— Start SOURCE EXCERPT —

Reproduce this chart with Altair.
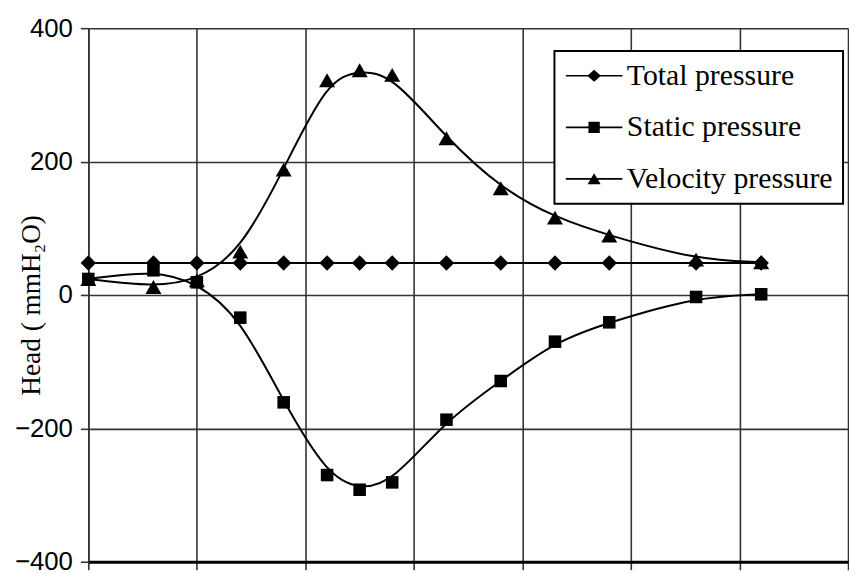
import altair as alt
import pandas as pd

# ---- data ----
x_pos = [0, 0.6, 1.0, 1.4, 1.8, 2.2, 2.5, 2.8, 3.3, 3.8, 4.3, 4.8, 5.6, 6.2]
total = [48, 48, 48, 48, 48, 48, 48, 48, 48, 48, 48, 48, 48, 48]
static = [24, 37, 19, -34, -161, -270, -292, -281, -187, -129, -70, -41, -3, 1]
velocity = [24, 12, 22, 65, 188, 322, 337, 330, 235, 160, 116, 89, 53, 49]
series_names = ["Total pressure", "Static pressure", "Velocity pressure"]
y_ticks = [-400, -200, 0, 200, 400]
x_grid = [0, 1, 2, 3, 4, 5, 6, 7]

rows = []
for name, vals in [("Velocity pressure", velocity), ("Static pressure", static), ("Total pressure", total)]:
    for xv, v in zip(x_pos, vals):
        rows.append({"x": xv, "value": v, "series": name})
df = pd.DataFrame(rows)

legend_paths = [
    "M-4.75,-0.14L4.75,-0.14L4.75,0.14L-4.75,0.14Z M-1.15,0L0,-1L1.15,0L0,1Z",
    "M-4.75,-0.14L4.75,-0.14L4.75,0.14L-4.75,0.14Z M-0.95,-0.95L0.95,-0.95L0.95,0.95L-0.95,0.95Z",
    "M-4.75,-0.14L4.75,-0.14L4.75,0.14L-4.75,0.14Z M0,-0.95L1.1,0.9L-1.1,0.9Z",
]

x_enc = alt.X(
    "x:Q",
    scale=alt.Scale(domain=[0, 7], nice=False, zero=False),
    axis=alt.Axis(values=x_grid, labels=False, title=None, grid=True,
                  gridColor="#333333", gridWidth=1.6, domainColor="black",
                  domainWidth=3, tickColor="#333333", tickWidth=1.6, tickSize=8),
)
y_enc = alt.Y(
    "value:Q",
    scale=alt.Scale(domain=[-400, 400], nice=False),
    axis=alt.Axis(values=y_ticks, title="Head ( mmH₂O)", grid=True,
                  gridColor="#333333", gridWidth=1.6, domainColor="#333333",
                  domainWidth=1.6, tickColor="#333333", tickWidth=1.6, tickSize=8,
                  labelFont="Liberation Sans", labelFontSize=26, labelColor="black",
                  labelPadding=8,
                  titleFont="Liberation Serif", titleFontSize=27.5, titleFontWeight="normal",
                  titleColor="black", titleX=-57, titleY=279, titleAngle=270,
                  titleAlign="center", titleBaseline="middle"),
)

base = alt.Chart(df)

line_total = base.transform_filter(alt.datum.series == "Total pressure").mark_line(
    color="black", strokeWidth=2).encode(x=x_enc, y=y_enc)

line_curves = base.transform_filter(alt.datum.series != "Total pressure").mark_line(
    color="black", strokeWidth=2, interpolate="basis").encode(
    x=x_enc, y=y_enc, detail="series:N")

pts_velocity = base.transform_filter(alt.datum.series == "Velocity pressure").mark_point(
    filled=True, color="black", opacity=1, shape="triangle-up", size=260).encode(x=x_enc, y=y_enc)
pts_static = base.transform_filter(alt.datum.series == "Static pressure").mark_point(
    filled=True, color="black", opacity=1, shape="square", size=160).encode(x=x_enc, y=y_enc)
pts_total = base.transform_filter(alt.datum.series == "Total pressure").mark_point(
    filled=True, color="black", opacity=1, shape="diamond", size=240).encode(x=x_enc, y=y_enc)

legend_layer = base.mark_point(filled=True, color="black", opacity=0).encode(
    x=x_enc, y=y_enc,
    shape=alt.Shape("series:N", scale=alt.Scale(domain=series_names, range=legend_paths),
                    legend=alt.Legend(orient="none", legendX=470, legendY=23, title=None,
                                      strokeColor="black", fillColor="white", padding=10,
                                      rowPadding=22, labelFont="Liberation Serif",
                                      labelFontSize=30, labelColor="black", labelLimit=400,
                                      symbolSize=144, symbolOffset=15, labelOffset=18,
                                      symbolOpacity=1, symbolFillColor="black",
                                      symbolStrokeWidth=0)),
)

chart = alt.layer(line_total, line_curves, pts_velocity, pts_static, pts_total,
                  legend_layer).properties(
    width=766, height=538,
    autosize=alt.AutoSizeParams(type="none"),
    padding={"left": 81, "top": 18, "right": 1, "bottom": 10},
    background="white",
).configure_view(strokeWidth=0).configure_legend(strokeWidth=2)

chart.save("out.html", embed_options={"renderer": "svg", "actions": False})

— End SOURCE EXCERPT —

• WRITTEN EXERCISE
Every line of the data above should be quoted exactly. Omit the pictures.

• TASK RESULT
Reproduce this chart with Altair.
import altair as alt
import pandas as pd

# ---- data ----
x_pos = [0, 0.6, 1.0, 1.4, 1.8, 2.2, 2.5, 2.8, 3.3, 3.8, 4.3, 4.8, 5.6, 6.2]
total = [48, 48, 48, 48, 48, 48, 48, 48, 48, 48, 48, 48, 48, 48]
static = [24, 37, 19, -34, -161, -270, -292, -281, -187, -129, -70, -41, -3, 1]
velocity = [24, 12, 22, 65, 188, 322, 337, 330, 235, 160, 116, 89, 53, 49]
series_names = ["Total pressure", "Static pressure", "Velocity pressure"]
y_ticks = [-400, -200, 0, 200, 400]
x_grid = [0, 1, 2, 3, 4, 5, 6, 7]

rows = []
for name, vals in [("Velocity pressure", velocity), ("Static pressure", static), ("Total pressure", total)]:
    for xv, v in zip(x_pos, vals):
        rows.append({"x": xv, "value": v, "series": name})
df = pd.DataFrame(rows)

legend_paths = [
    "M-4.75,-0.14L4.75,-0.14L4.75,0.14L-4.75,0.14Z M-1.15,0L0,-1L1.15,0L0,1Z",
    "M-4.75,-0.14L4.75,-0.14L4.75,0.14L-4.75,0.14Z M-0.95,-0.95L0.95,-0.95L0.95,0.95L-0.95,0.95Z",
    "M-4.75,-0.14L4.75,-0.14L4.75,0.14L-4.75,0.14Z M0,-0.95L1.1,0.9L-1.1,0.9Z",
]

x_enc = alt.X(
    "x:Q",
    scale=alt.Scale(domain=[0, 7], nice=False, zero=False),
    axis=alt.Axis(values=x_grid, labels=False, title=None, grid=True,
                  gridColor="#333333", gridWidth=1.6, domainColor="black",
                  domainWidth=3, tickColor="#333333", tickWidth=1.6, tickSize=8),
)
y_enc = alt.Y(
    "value:Q",
    scale=alt.Scale(domain=[-400, 400], nice=False),
    axis=alt.Axis(values=y_ticks, title="Head ( mmH₂O)", grid=True,
                  gridColor="#333333", gridWidth=1.6, domainColor="#333333",
                  domainWidth=1.6, tickColor="#333333", tickWidth=1.6, tickSize=8,
                  labelFont="Liberation Sans", labelFontSize=26, labelColor="black",
                  labelPadding=8,
                  titleFont="Liberation Serif", titleFontSize=27.5, titleFontWeight="normal",
                  titleColor="black", titleX=-57, titleY=279, titleAngle=270,
                  titleAlign="center", titleBaseline="middle"),
)

base = alt.Chart(df)

line_total = base.transform_filter(alt.datum.series == "Total pressure").mark_line(
    color="black", strokeWidth=2).encode(x=x_enc, y=y_enc)

line_curves = base.transform_filter(alt.datum.series != "Total pressure").mark_line(
    color="black", strokeWidth=2, interpolate="basis").encode(
    x=x_enc, y=y_enc, detail="series:N")

pts_velocity = base.transform_filter(alt.datum.series == "Velocity pressure").mark_point(
    filled=True, color="black", opacity=1, shape="triangle-up", size=260).encode(x=x_enc, y=y_enc)
pts_static = base.transform_filter(alt.datum.series == "Static pressure").mark_point(
    filled=True, color="black", opacity=1, shape="square", size=160).encode(x=x_enc, y=y_enc)
pts_total = base.transform_filter(alt.datum.series == "Total pressure").mark_point(
    filled=True, color="black", opacity=1, shape="diamond", size=240).encode(x=x_enc, y=y_enc)

legend_layer = base.mark_point(filled=True, color="black", opacity=0).encode(
    x=x_enc, y=y_enc,
    shape=alt.Shape("series:N", scale=alt.Scale(domain=series_names, range=legend_paths),
                    legend=alt.Legend(orient="none", legendX=470, legendY=23, title=None,
                                      strokeColor="black", fillColor="white", padding=10,
                                      rowPadding=22, labelFont="Liberation Serif",
                                      labelFontSize=30, labelColor="black", labelLimit=400,
                                      symbolSize=144, symbolOffset=15, labelOffset=18,
                                      symbolOpacity=1, symbolFillColor="black",
                                      symbolStrokeWidth=0)),
)

chart = alt.layer(line_total, line_curves, pts_velocity, pts_static, pts_total,
                  legend_layer).properties(
    width=766, height=538,
    autosize=alt.AutoSizeParams(type="none"),
    padding={"left": 81, "top": 18, "right": 1, "bottom": 10},
    background="white",
).configure_view(strokeWidth=0).configure_legend(strokeWidth=2)

chart.save("out.html", embed_options={"renderer": "svg", "actions": False})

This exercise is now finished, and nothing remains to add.